稀に襟元が大きく開いたブラウスなどを着た時に、鶏ガラのような首が気になり、視線を逸らす目的でネックレスをすることもある。しかし年に一度あるかないか、くらいの頻度だ。
冠婚葬祭の折は、親に持たされたパールのネックレスを着けるようにしてはいるが、あまり好きではない。揃いでもらったパールのイヤリングなど、結婚以来一度も着けていない。そもそもあまりそういう機会もない。
なのに眺めるのは大好きなんて、結構変わった人間だと思う。

女として生まれたからには、女としての生を楽しみたい、とは思う。
しかしいつしか自分の外見を出来るだけ美しく見せたい、という欲求はどこか遠くに忘れてきてしまった。着飾ったり、化粧したり、といった行為は私にとって最早煩わしく鬱陶しいものでしかなく、手間と金のかかる嬉しくない作業になってしまっている。
ジュエリーを着ければ、帰ってから綺麗に拭いて、元通りしまわねばならぬ。当たり前のことだけれど、そのひと手間が死ぬほど面倒くさい。
結婚後でも、子供が小さいうちはそうでもなかった。子供の手が離れた方がそういうことに割く時間も取れそうなものなのに、不思議と忙しくてバタバタしていた子育て真っ最中の頃の方が、キチンと装っていたように思う。
なんで、いつのまに、私はこんなに『装わない女』になってしまったのだろう。

その原因を紐解いていけば、過去の私の様々な体験がゆっくりとあぶり出される。
どんなに可愛い服を着ていても、愛らしい妹と比較されて劣等感いっぱいで育った子供時代。

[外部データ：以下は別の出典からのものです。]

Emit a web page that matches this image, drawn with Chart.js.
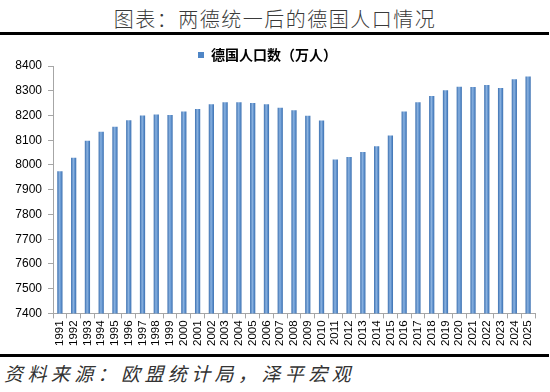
<!DOCTYPE html>
<html>
<head>
<meta charset="utf-8">
<script src="https://cdn.jsdelivr.net/npm/chart.js@4"></script>
<style>
html,body{margin:0;padding:0;background:#fff;width:550px;height:392px;overflow:hidden;}
#title{position:absolute;left:0;top:6px;width:550px;text-align:center;font-family:"Noto Sans CJK SC";font-weight:300;font-size:20px;letter-spacing:1.5px;color:#3a3a3a;line-height:26px;}
#topline{position:absolute;left:0;top:32px;width:549px;height:3px;background:#000;}
#wrap{position:absolute;left:0;top:36px;width:550px;height:318px;}
#botline{position:absolute;left:0;top:354px;width:549px;height:3px;background:#000;}
#source{position:absolute;left:4px;top:360px;font-family:"Noto Sans CJK SC";font-size:19px;font-style:italic;letter-spacing:4.4px;color:#333;line-height:26px;}
</style>
</head>
<body>
<div id="title">图表：两德统一后的德国人口情况</div>
<div id="topline"></div>
<div id="wrap"><canvas id="c" width="550" height="318"></canvas></div>
<div id="botline"></div>
<div id="source">资料来源：欧盟统计局，泽平宏观</div>
<script>
const years = ["1991","1992","1993","1994","1995","1996","1997","1998","1999","2000","2001","2002","2003","2004","2005","2006","2007","2008","2009","2010","2011","2012","2013","2014","2015","2016","2017","2018","2019","2020","2021","2022","2023","2024","2025"];
const population = [7975,8029,8098,8134,8154,8181,8200,8204,8202,8216,8226,8245,8253,8253,8250,8245,8231,8221,8199,8180,8022,8032,8052,8076,8119,8216,8253,8279,8302,8316,8315,8323,8311,8346,8358];
const seriesName = "德国人口数（万人）";
const yMin = 7400, yMax = 8400, yStep = 100;

const BAR_PCT = 0.38;
function barFill(ctx){
  const chart = ctx.chart;
  const xs = chart.scales.x;
  if (!xs || xs.width == null || ctx.dataIndex == null) return '#4F86C6';
  const cx = xs.getPixelForValue(ctx.dataIndex);
  const w = xs.width / years.length * BAR_PCT;
  const g = chart.ctx.createLinearGradient(cx - w/2, 0, cx + w/2, 0);
  g.addColorStop(0, '#3A6FB0');
  g.addColorStop(0.45, '#8CB3E0');
  g.addColorStop(0.6, '#6E9ED6');
  g.addColorStop(1, '#3A6FB0');
  return g;
}

const legendTighten = {
  id: 'legendTighten',
  afterInit(chart) {
    const lg = chart.legend;
    if (!lg) return;
    const f = lg.fit;
    lg.fit = function() { f.call(this); this.height = Math.max(0, this.height - 6); };
  }
};

new Chart(document.getElementById('c'), {
  type: 'bar',
  data: {
    labels: years,
    datasets: [{
      label: seriesName,
      data: population,
      backgroundColor: barFill,
      borderWidth: 0,
      barPercentage: BAR_PCT,
      categoryPercentage: 1
    }]
  },
  plugins: [legendTighten],
  options: {
    responsive: false,
    animation: false,
    layout: { padding: { left: 0, right: 15, top: 11, bottom: 6 } },
    plugins: {
      legend: {
        display: true,
        labels: {
          boxWidth: 6, boxHeight: 6,
          color: '#000',
          font: { family: '"Noto Sans CJK SC"', size: 14, weight: 'bold' },
          padding: 1,
          generateLabels: (chart) => [{text: seriesName, fillStyle: '#4F86C6', strokeStyle: '#4F86C6', lineWidth: 0, datasetIndex: 0}]
        }
      },
      tooltip: { enabled: false }
    },
    scales: {
      x: {
        grid: { display: true, drawOnChartArea: false, offset: true, tickLength: 5, color: '#A6A6A6' },
        border: { color: '#A6A6A6' },
        ticks: {
          minRotation: 90, maxRotation: 90, autoSkip: false, padding: 2,
          color: '#000',
          font: { family: '"Liberation Sans", Arial, sans-serif', size: 11.5 }
        }
      },
      y: {
        min: yMin, max: yMax,
        afterFit: (s) => { s.width = 53; },
        grid: { display: true, drawOnChartArea: false, tickLength: 5, color: '#A6A6A6' },
        border: { color: '#A6A6A6' },
        ticks: {
          stepSize: yStep, padding: 6,
          color: '#000',
          callback: (v) => String(v),
          font: { family: '"Liberation Sans", Arial, sans-serif', size: 12 }
        }
      }
    }
  }
});
</script>
</body>
</html>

派手なデザインのものは妹、地味なのは私、という当時あった我が家の暗黙のルールは、長い年月の間にすっかり私の根っこに染みついて、未だに取れていない。
化粧は若い折角の瑞々しい肌を傷めつける悪いこと、なるべくしない方が良い、という歪んだ価値観に支配されて育った。だから化粧を楽しむとか、化粧で元気になる、ということはあっても、心には常に小さな背徳感を背負っていた。

ジュエリーも同じだ。
贅沢なもの、華美なもの、不要なもの、そういう重い、後ろ向きな感覚が私の中にしっかりと植え付けられていた。間違っても『着けて楽しむもの』ではなかった。
だから不要な似合わないものを、後ろめたい思いをしながら身に着けるより、いっそ清々しく何も身に着けない方が心が楽なのである。
似合わないと思われている、分不相応なものを身に着けている、イケないことをしている、と後ろ指を指されている感覚に陥らなくて良い。
だから私はジュエリーを着けない、いやつける勇気が出ないのだと思う。
要するに自分に自信がない訳だ。

そんな私にも例外はあった。
結婚して初めての誕生日に、夫がくれたネックレスとイヤリングのセットは気に入って、よく着けていたのである。
滅多にプレゼントなんてしない夫が、わざわざ自分の為に選んでくれた、ということが凄く嬉しかったのだろう。
シルバー製で、主張のないごくごくおとなしいデザインだったが、なんにでも合わせやすく、使い易かった。
「お前、アクセサリー全然着けへんから、どうかと思ったんやけど」
夫はそう言いながら渡してくれた。
普段から着けてほしかったのかな、と少し意外な気がした。
そんな事には全く無頓着な人だと思っていたからだ。
しかし今考えて見れば私が自分に都合よく、夫を『そういうことに無関心な人、そういう人だから私”なんか”の夫になったのだ』と思い込んでいたに過ぎない。
夫を無関心な人に仕立て上げていたのは、私だったのである。

今週、夫からのお誘いで映画を観に行くことになっている。
久しぶりにあのネックレスとイヤリングを着けてみようか。年齢を問わないデザインだから、大丈夫だろう。
折角女に生まれたのだもの、随分遅まきだけれどたまには装う心を思い出してみよう。
夫は覚えているだろうか。どんな顔をするか、ちょっと楽しみである。